そこで、実務上は、調停や審判手続の進行中であっても、遺産の範囲についての争いが根深く複雑である場合は、その問題について遺産分割審判とは別途民事訴訟を提起させ、民事訴訟の結果が出るまでは、遺産分割をしない旨の審判(遺産分割禁止の審判)をしておくという方法もとられるところです。
また、遺産分割の協議の時点で、遺産の範囲についての争いが既に顕著な場合には、遺産分割調停や審判の申立を留保して、まずその争いのある点について、民事訴訟を提起するという方法を選択することも有用です(例えば、ある財産が遺産であることの確認の訴えや、ある財産の所有権が特定の相続人にあることの確認の訴え等。)。
本丸である遺産分割審判を後回しにして、個々の争点についてひとつひとつ民事訴訟で決着をつけることを優先した方がかえって解決が早いという場合が多々あります。
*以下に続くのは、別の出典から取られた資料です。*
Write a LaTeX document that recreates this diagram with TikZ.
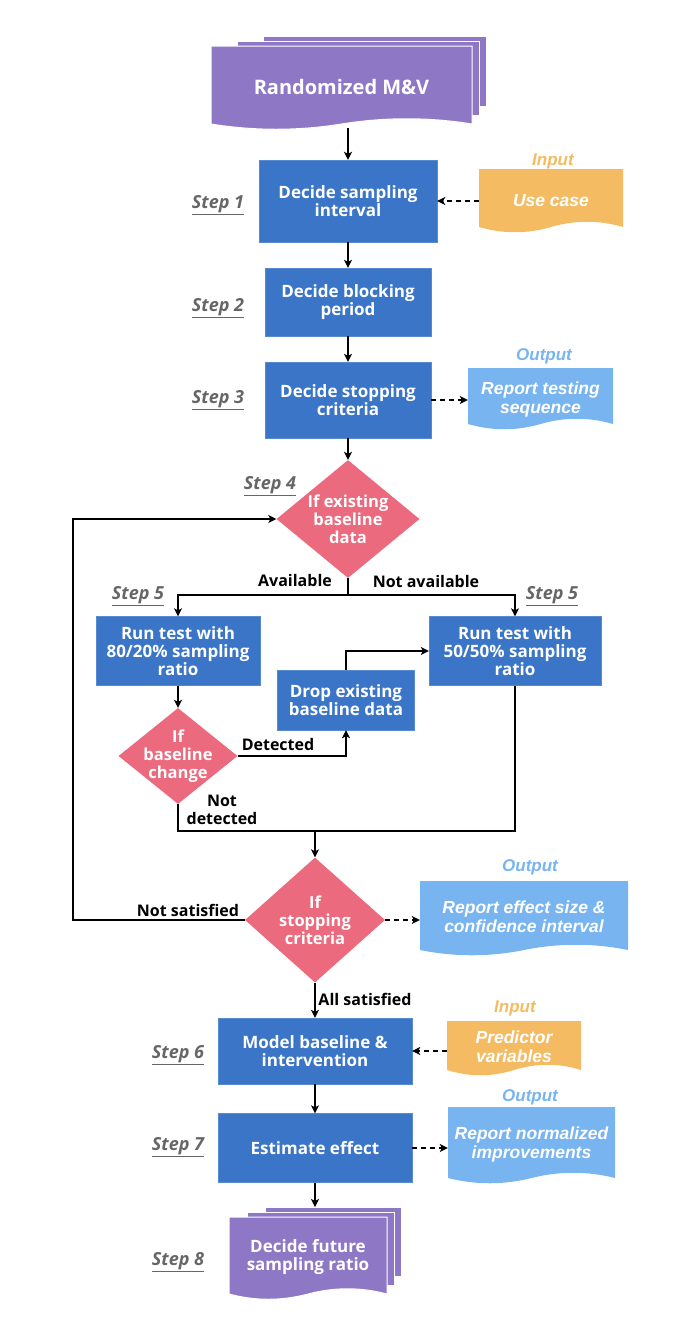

2. ワンストップチームを構成できる組織であることの重要性
審判官が適正な遺産分割審判を出すためには、個々の遺産の評価を明らかにする必要があります。遺産の評価において特に問題になりやすい財産としては、たとえば不動産や非上場株式が挙げられますが、不動産や非上場株式の評価方法について当事者間で合意が形成できない場合には、原則として、不動産は不動産鑑定士、非上場株式は公認会計士による客観的な評価を行う必要があります。
このように、遺産分割審判等の紛争案件の実務では、弁護士のみで解決できない場面が多々あります。特に遺産分割審判との関係では、不動産鑑定士、公認会計士だけでなく、税理士、司法書士その他の専門家との「連携」が極めて重要となります。ここでいう「連携」とは、個々の局面で個々の専門家に丸投げすることではありません。あらゆる局面において、各専門家の知見を組み合わせながら、ひとつの事件に総力をもって取組むことが、真の「連携」と呼べるのです。
そのためには、ひとつのグループ内でチームを構成し、各専門家が互いに意見を交換しながら、膨大な資料を共有し、チーム一丸となって検証を繰り返すことができる体制をあらかじめ構築しておくことが重要です。
3. 弁護士が高度な能力を有していることの重要性
相続紛争をリードすべき弁護士は、主要な争点を見極め、その争点の主張立証を迅速かつ集中的に行っていかなければ、早期の解決はあり得ません。
特に相続紛争においては、審判の段階になっても各相続人の言い分が激しくぶつかり合うため、ともすると水掛け論に火が付き、お互いの誹謗中傷合戦が過熱してしまい、本質的な争点を見失って迷走する事態になることが多々あります。
本質的な争点を常に見失うことなく、一回一回の期日で繰り広げられる相手方との激しい交渉を優位に進めるには、事案を広く深く把握し、持てる知識と経験を総動員し、瞬時に対応することが求められます。
また、期日対応のみならず、裁判所に提出する書面でも、審判官の心証を強烈に引き寄せることが必要です。 そのためには、弁護士個人が常日頃から研鑽を重ね、また多数の経験と実績を積み、高度な能力を培っていることが極めて重要です。